Contemporary Keynesians are committed to treating government as if it were a knight in shining armor prepared to slay the many dragons of market failure. Contemporary Hayekians...

... popularly tend to be Rothbardians, in my experience.

Jon writes:

Keynes's undeserved celebrity was a nice touch, and true: what in the GT was both right and novel?

Noah Yetter writes:

"...does not think that the accusation that Keynes favored central planning holds up."

He wasn't a Fabian or a Bolshevik, but yes, he favored central planning.

JMK: "...a somewhat comprehensive socialization of investment will prove the only means of securing an approximation to full employment."

Again, JMK: "In contemporary conditions we need, if we are to enjoy prosperity and profits, so much more central planning than we have at present that the reform of the economic system needs as much urgent attention if we have war as if we avoid it."

Eric Hosemann writes:

Keynesians disavow central planning but point to war as an example of stimulus. What is war if not the single best example of central planning?

Foobarista writes:

An irony of Keynesianism is that it's used by numerous lefties to justify all manner of arguments that ultimately boil down to overpaying for government. After all, keeping the cash flowing stimulates the economy...
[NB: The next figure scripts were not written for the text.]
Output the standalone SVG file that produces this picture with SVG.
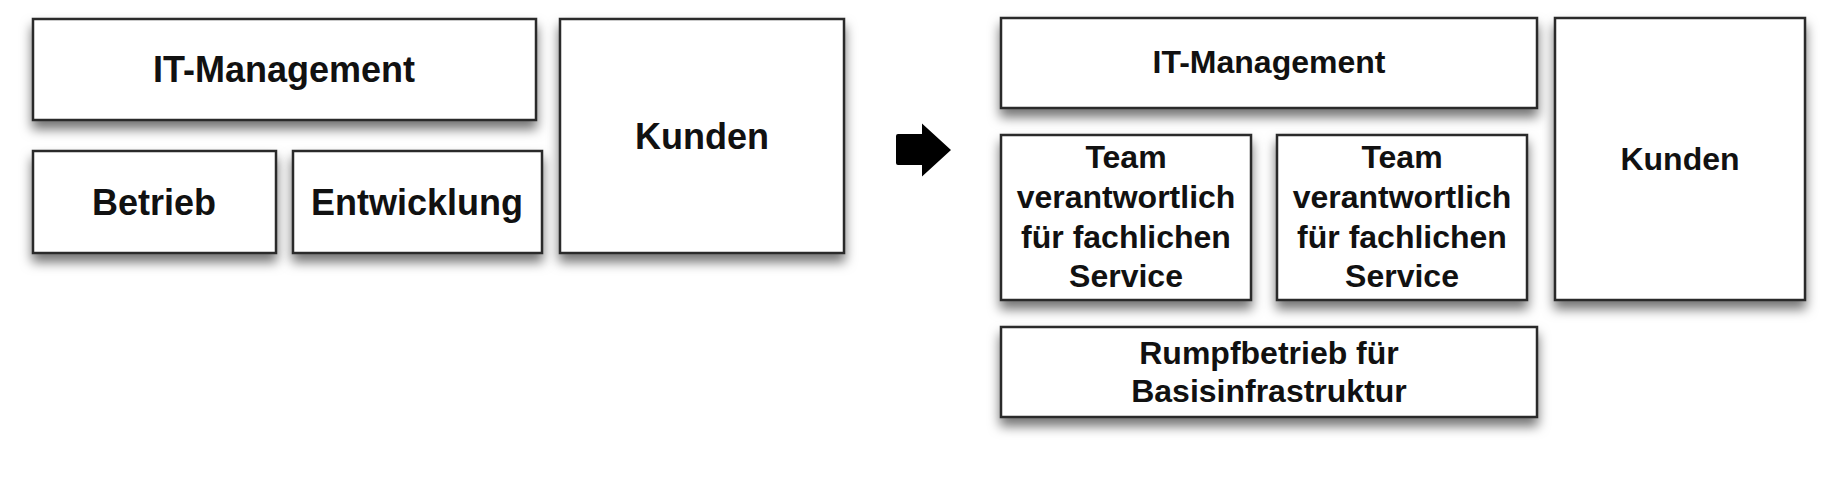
<svg xmlns="http://www.w3.org/2000/svg" width="1845" height="478" viewBox="0 0 1845 478">
<style>
.box{fill:#fff;stroke:#2a2a2a;stroke-width:2.5;filter:url(#sh)}
.t{font-family:"Liberation Sans",Arial,sans-serif;font-weight:bold;fill:#111;text-anchor:middle}
.l{font-size:36px}
.r{font-size:32px}
</style>
<defs>
<filter id="sh" x="-10%" y="-20%" width="120%" height="150%">
<feDropShadow dx="0" dy="8" stdDeviation="6" flood-color="#000" flood-opacity="0.55"/>
</filter>
</defs>
<rect width="1845" height="478" fill="#fff"/>
<g id="it-management-left">
<rect class="box" x="33" y="19" width="503" height="101"/>
<text class="t l" x="284" y="82">IT-Management</text>
</g>
<g id="betrieb">
<rect class="box" x="33" y="151" width="243" height="102"/>
<text class="t l" x="154" y="215">Betrieb</text>
</g>
<g id="entwicklung">
<rect class="box" x="293" y="151" width="249" height="102"/>
<text class="t l" x="417" y="215">Entwicklung</text>
</g>
<g id="kunden-left">
<rect class="box" x="560" y="19" width="284" height="234"/>
<text class="t l" x="702" y="149">Kunden</text>
</g>
<g id="connectors">
<path d="M898,134 L922,134 L922,123.5 L951,150 L922,176.5 L922,165 L898,165 Q896,165 896,163 L896,136 Q896,134 898,134 Z" fill="#000"/>
</g>
<g id="it-management-right">
<rect class="box" x="1001" y="18" width="536" height="90"/>
<text class="t r" x="1269" y="73">IT-Management</text>
</g>
<g id="team-1">
<rect class="box" x="1001" y="135" width="250" height="165"/>
<text class="t r" x="1126" y="168">Team</text>
<text class="t r" x="1126" y="208">verantwortlich</text>
<text class="t r" x="1126" y="248">für fachlichen</text>
<text class="t r" x="1126" y="287">Service</text>
</g>
<g id="team-2">
<rect class="box" x="1277" y="135" width="250" height="165"/>
<text class="t r" x="1402" y="168">Team</text>
<text class="t r" x="1402" y="208">verantwortlich</text>
<text class="t r" x="1402" y="248">für fachlichen</text>
<text class="t r" x="1402" y="287">Service</text>
</g>
<g id="kunden-right">
<rect class="box" x="1555" y="18" width="250" height="282"/>
<text class="t r" x="1680" y="170">Kunden</text>
</g>
<g id="rumpfbetrieb">
<rect class="box" x="1001" y="327" width="536" height="90"/>
<text class="t r" x="1269" y="364">Rumpfbetrieb für</text>
<text class="t r" x="1269" y="402">Basisinfrastruktur</text>
</g>
</svg>
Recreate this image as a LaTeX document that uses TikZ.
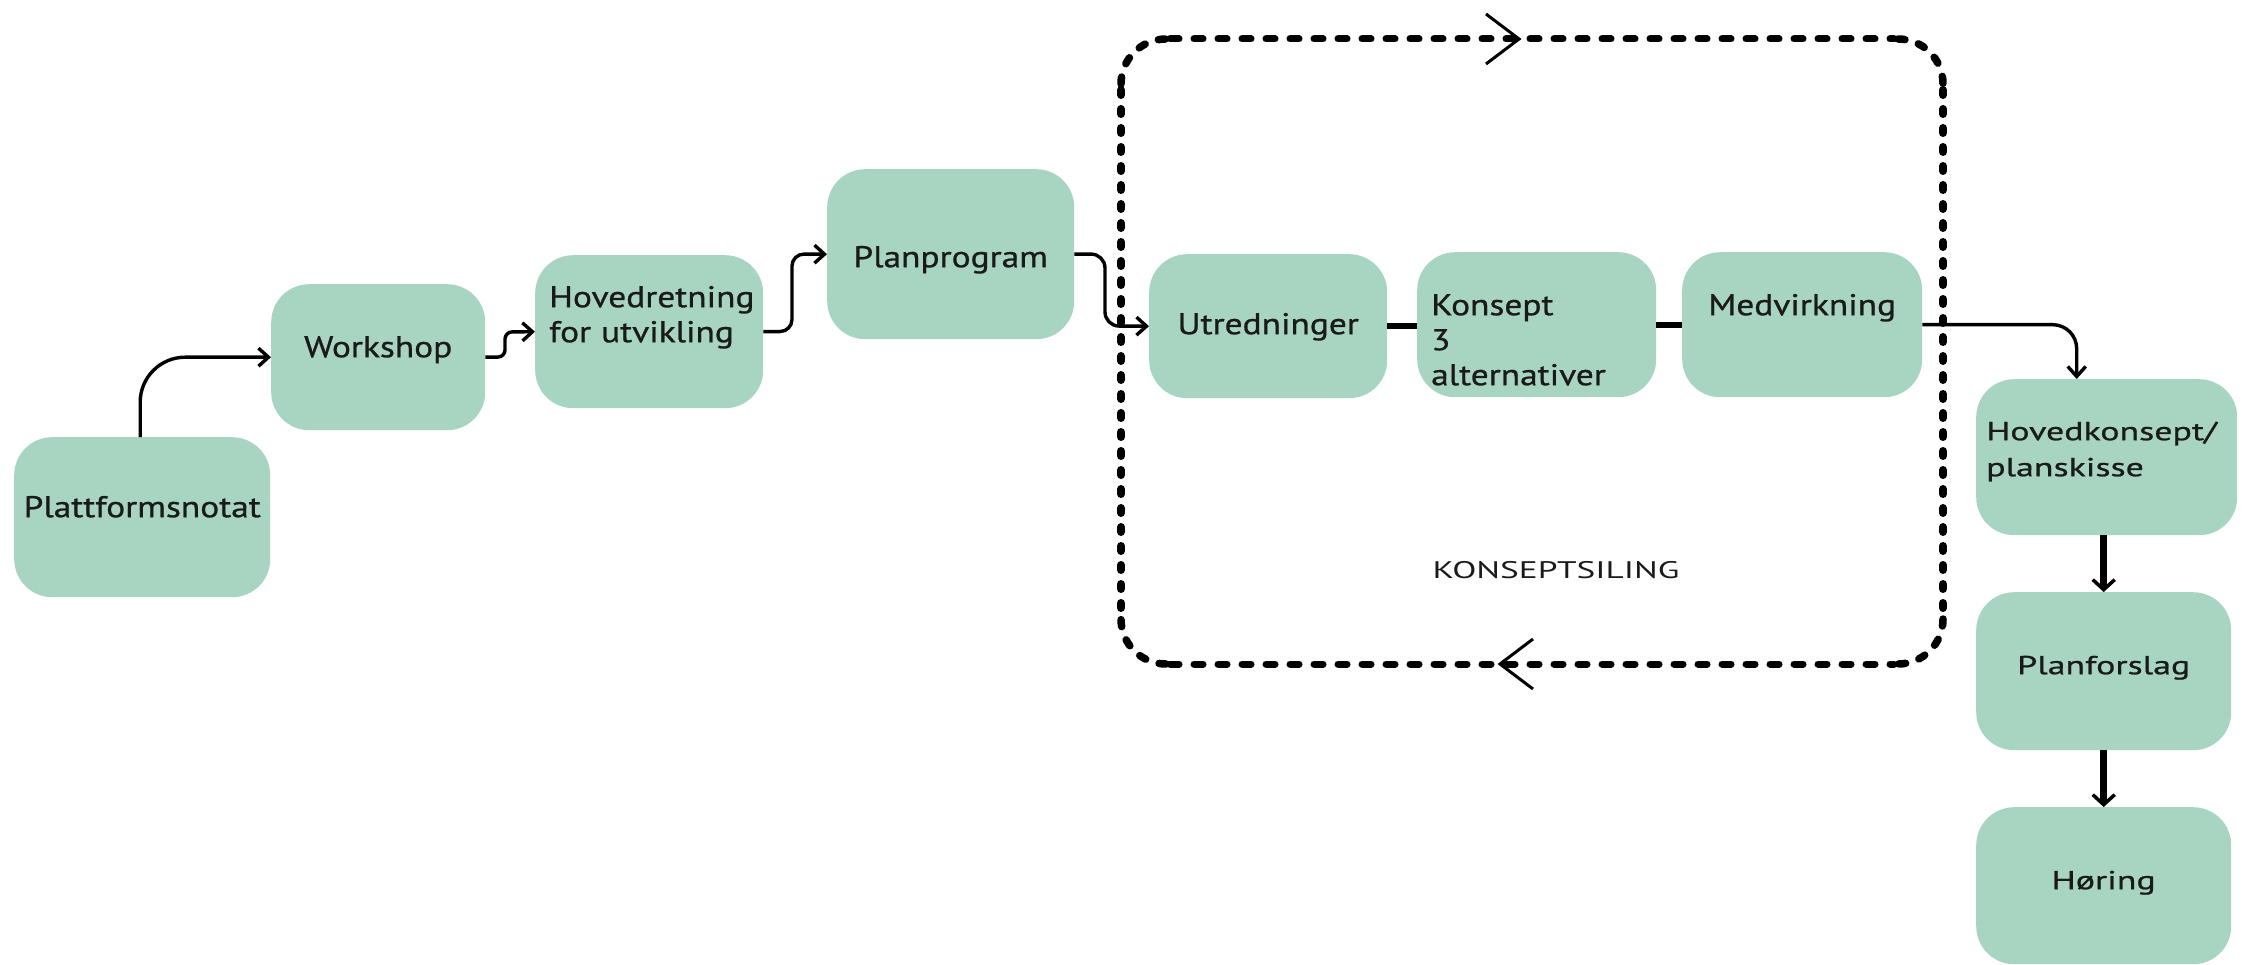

Keynes said: "even the most practical man of affairs is usually in the thrall of the ideas of some long-dead economist". The oddity is the long-dead economist who holds vast sectors of the political class in thrall is Keynes himself.

Sam writes:

Eric Hosemann wrote:


What is war if not the single best example of central planning?

Yet military history also says "No battle plan survives contact with the enemy". You plan centrally, but you also have to be highly reactive to the actual facts on the ground as they develop over time, which leads successful militaries to push much decision making, especially about details of implementation, down to lower levels.

Methinks writes:

"No battle plan survives contact with the enemy"

All that means is that central planning doesn't work.

Kimball Corson writes:

And how pray tell are we to observe as we just have major market crashes and place any credibility or stock in the Hayekian idea "that localized knowledge, imperfect science, and public choice considerations argue in favor of [those] markets [being left to themselves]." It's daft.